I will take O'Day's and Pflu's, who were loyal to their people and players, and are willing to risk their own jobs--over those who wouldn't do that. I have no use for people like Engstrom, or at least how he was in this situation. I want people, whether leaders, followers, players or employees, who can be depended on.
 
Somebody had to say it, but ... Wow!

http://www.startribune.com/tracy-cl...e-title-ix-mandated-investigations/409811485/

Excerpts:
Jason Gonzalez said:
Tracy Claeys questions Title IX-mandated investigations
Tracy Claeys in an interview with ESPN's Outside the Lines Thursday questioned the fairness of Title IX-mandated investigations that universities use. …
“The university had the right to get rid of me and that’s their choice,” Claeys said. …

“Any type of sexual assault or sexual misconduct is serious and needs to be looked at, and you have it looked at and investigated by law enforcement and people trained to investigate that, and they come back with one decision.
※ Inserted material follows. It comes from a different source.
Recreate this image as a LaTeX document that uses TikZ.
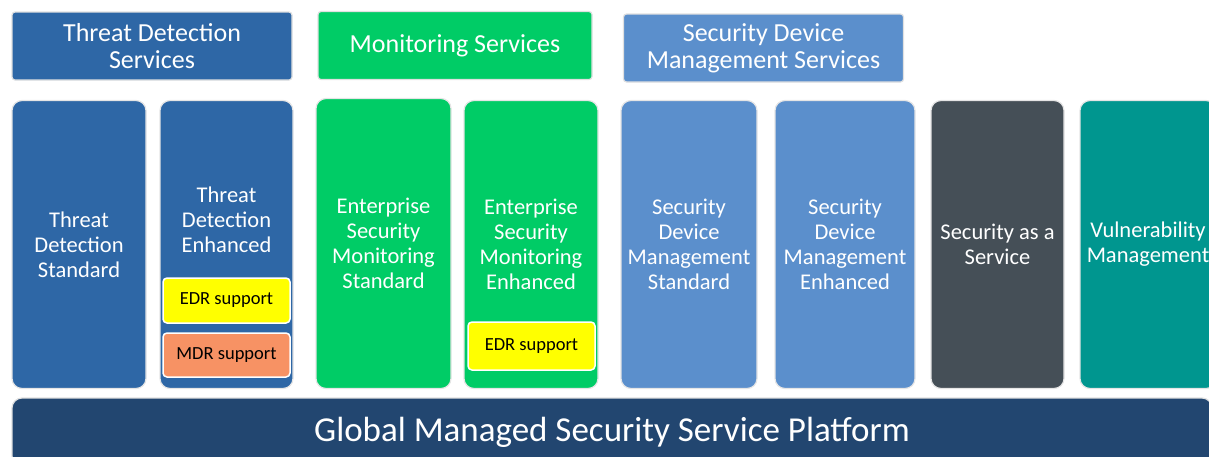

And it comes back another way in a [Title IX] process that our kids didn’t feel fair. I don’t know how that trumps an all-out police investigation.”

“My own belief is that shouldn’t be handled on campus when you’ve got a chance of ruining a kid’s life.”
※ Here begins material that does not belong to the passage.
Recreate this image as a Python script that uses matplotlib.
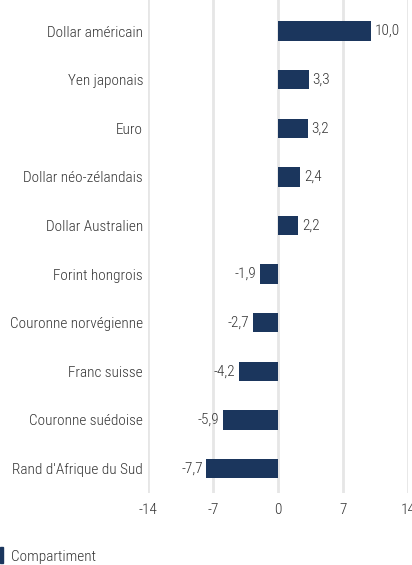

“That whole [Title IX] process just needs to be looked at to getting fairness in the system for every student that chooses a university.” 
Good thing Claeys has a half-million $$$ buyout coming -- unless U-Minn decides to welch on that via some technicality. The guy said something that absolutely needed to be said (good luck with anything happening), but it probably makes him "radioactive" as far as getting another head coaching job. He will likely catch on somewhere as an assistant, but even that is likely to take awhile -- until the furor dies down.
 
Well, just as with UM, a precipitous firing for pretextual reasons of a popular coach brings national attention, and not of a good kind. There is all sorts of natural bad publicity that comes from college age people, ether they are involved in sports or not, and it takes a tight ship to keep the public relations positive in all facets of it. A "program" can't control everything, but it has to try and do the best that it can with what it can control. A stupid firing is just that: complete failure to control the message, instead sending the wrong message, with dynamite attached. That was Engstrom's failure, it's the Gopher's failure. It's stupid at the outset.
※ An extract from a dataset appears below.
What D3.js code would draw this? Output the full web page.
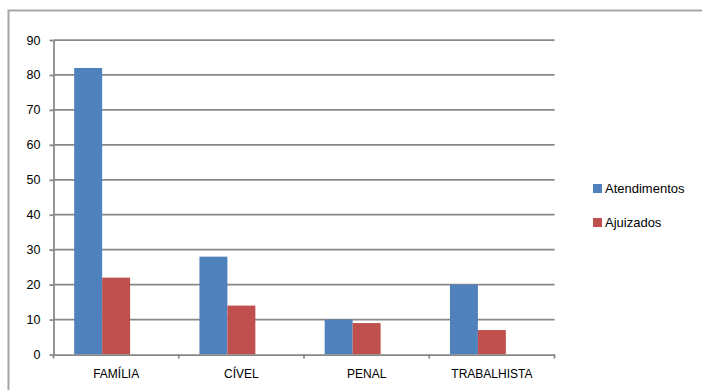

UM is still trying to recover from that singularity, well, duplicity.
 
Looks like Minn. has hired a hot and up and comer coach. Paying him $3.5 million in the first year, up from his $820,000 at West. Michigan. Getting a 5 year contract, with huge buyout amounts in the early years. "Fleck’s buyout without just cause will be $3.5 million in the first and second years, falling to $2.5 million in year three and $1.5 million in years four and five".

Fired coach was lowest paid coach in Big 10, at $1.4 million. Only a $500,000 buyout, plus $4.5 million to the assistant coaches.

Huge amount of money for new coach salary, large amounts expected for new assistants, and large buyout amount for fired coaches. With the huge amount of debt Minn. has for new facilities, with more facilities being built now, is Minn. made of money? I see that a regent is already surprised the salary of the new coach.

Fired coach had best season record since 2003. Only second time Minn. has won 9 games since 1925.

When season ticket prices were increased for last season to help pay for new facilities, season tiks declined by 6,000, or $2 million.

New coach is bringing a bunch of his West. Mich. recruits with him. At least, a half dozen so far.

The new coach had this problem last fall at West. Mich. Had not been aware of a recruit's past problems.

"He was accused in 2013 of raping a 15-year-old girl at gunpoint behind a Catholic church in his hometown of Mason, Ohio, accused in 2013 of gang raping a 14-year-old girl at an underage drinking party, and accused in 2011 and 2012 of forcing two separate girls to perform oral sex on him, according to a TV station in Michigan.

He wasn’t charged in three of the accusations and a clerical error in another led to the dismissal of the case.

In 2016, White was arrested on charges of driving under the influence of marijuana.

Once on campus at Western Michigan in Kalamazoo, Mich., he and a football teammate, Ronald George, were accused of breaking into a woman’s apartment and robbing her while armed.

That led to their dismissal from the team."